About Me

My photo
An experienced Data Professional with experience in Data Science and Data Engineering interested in the intersection of Machine Learning and Engineering.

Most Recent Post

2022-04-01

Why does my startup need a Data Team anyway?

Why does my startup need a Data Team anyway?

This is a reasonable question. Any business should have a healthy skepticism to hiring. Trying to hire your way out of a problem is feasible, but can be a really expensive proposition for any company.

Typical questions,

  • Can't the engineers, the accountants and finance people handle data stuff?
  • What benefit do I get from hiring data analysts, data engineers and data scientists?

The engineers, accounts and finance folks can take a business a long way. They can make plots and charts and determine if the business is making money or going bankrupt. They can support quarterly reports to a board of directors.

A Data Team tackles more fast moving, predictive, larger and messier datasets than accounting and finance and free up the engineers to do actual engineering work. Having data specific folks is a specialization of skill and allows focus on a bounded domain.

Let's start with an Exercise

Let's calculate Revenue over last month from a table with columns

  • customer id
  • revenue
  • revenue date time

This is super easy right?

  • Filter by date time to the "last month"
  • Sum the revenue, and you're done!

In practice, the tables are never this simple. They tend to have dozens of columns and revenue data can be spread across another dozen tables. Trying to get a handle on 12 * 12 * number of records for even a small number of records takes some time and effort.

Typically a revenue calculation would involve,

  • refund amount
  • item sold
  • type of item sold
  • different revenue streams that may have their own tables
    • or might even be stored in the same table in different columns
  • etc, etc, more and more columns and tables, on and on and on

Accountants and finance folks can handle these type of problems in Excel with little difficulty. An engineer can run some SQL, hand the data off to accounting and they can load it into Excel. Excel is great, but does have has size limitations. There is only so much memory on a laptop and the business complexity will continue to increase.

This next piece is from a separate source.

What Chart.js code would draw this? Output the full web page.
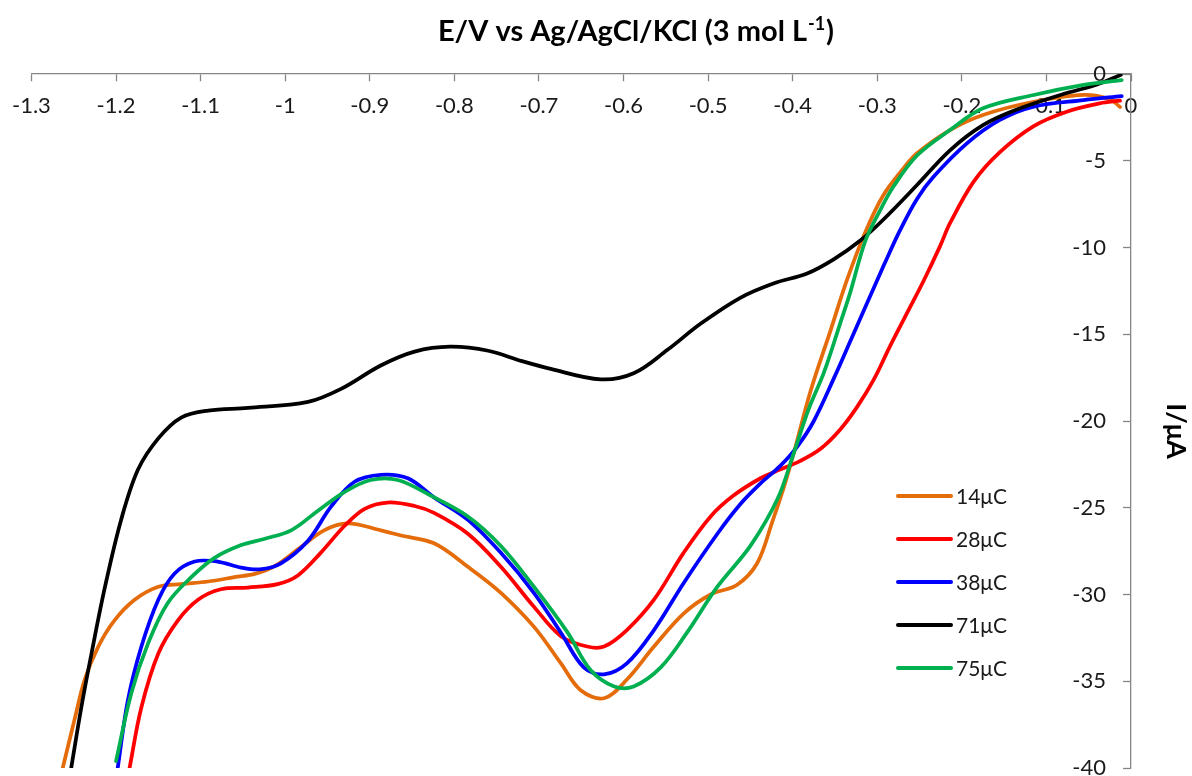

More tables, more SQL joins, and more corner cases cause businesses to increase the amount of time required to support basic revenue calculations. At some point, it becomes a half time or full time position for a dedicated person.

Is there a data team?

Accounting and finance may gradually ramp up the work for the engineer to support their efforts. Does your business have an engineer spending more than 50% of their time supporting data pulls? Does it have 2 engineers spending 25% each?

Then your business already has a data team, it just hasn't been verbalized. That's not a great position to be in. Best to have clear communication, goals and expectations on folks.

I would propose that the equivalent of one-half on an engineer's time spent supporting data pulls for accounting and finance is a data team.

What do I mean by "Team"?

In the above example accounting and finance were the core of the data teams, but not all businesses have such a complex accounting or finance group. Some tech startups have more questions on the business operations than they do on their revenue and tax commitments.

  • How many people visited the website today?
  • Where did our new visitors come from?
  • How can we encourage them to stay?

This can lead a business into data analytics. Analysts focus on business questions and business use cases. But their focus is so oriented towards business problems, that they are necessarily the strongest engineers. In order to move faster and have more regularity in their delivered reports they will need support, and thus a business may hire a Data Engineer or Analyst Engineer.

This can cascade into a full data team with analysts, engineers and scientists - What are all these data people doing?

Data teams grow gradually, one person at a time until someone stands up and says "Look Over Here! We have a data team".

Conclusion

Maybe your organization doesn't need a full data team. A single accountant can support a large, complex business, and maybe that's enough.

Maybe you already have a data team, but it just hasn't been said. Folks supporting accounting and finance, folks writing SQL, making plots and charts and just generally wrangling data to provide value to the business.

Being clear with data goals and expectations can help accelerate the value that the data can provide. Daily updated dashboards can help a business understand where it is right now. Historical data analysis can help them see where they have been and forecasting can give a business an idea of where it might be in 6 months.